Site information
- Type: Naval base
- Operator: Royal Australian Navy

Location
- HMAS Maitland Location in New South Wales
- Coordinates: 32°55′24″S 151°48′04″E﻿ / ﻿32.92333°S 151.80111°E

Site history
- In use: 1 August 1940 – 21 September 1946
- Fate: Decommissioned

= HMAS Maitland (naval base) =

HMAS Maitland is a former Royal Australian Navy (RAN) shore-based naval depot located in Newcastle, New South Wales behind Horseshoe Beach and Nobbys Beach.

==Facilities==
The depot was built alongside an army establishment known as Camp Shortland. HMAS Maitland was linked to HMAS Kuttabul, the main naval base in Sydney, and was originally known as HMAS Penguin (III).

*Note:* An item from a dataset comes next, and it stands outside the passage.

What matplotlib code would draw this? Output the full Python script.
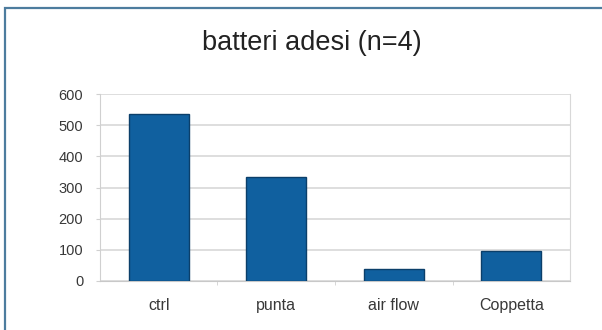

The base was renamed HMAS Maitland on 1 August 1940. Maitland had three components:
- the Australian Navy Cadets group, Training Ship Tobruk;
- Newcastle Customs House; and
- the military establishment on Shepherd's Hill.

The following ships were associated with Maitland:
- The Group 77 Minesweepers: HMAS Bermagui, HMAS Uki, and HMAS Narani; and
- The examination vessel HMAS Adele.

Maitland was decommissioned on 21 September 1946. During her operation, 56 officers and 300 sailors were trained at the facility.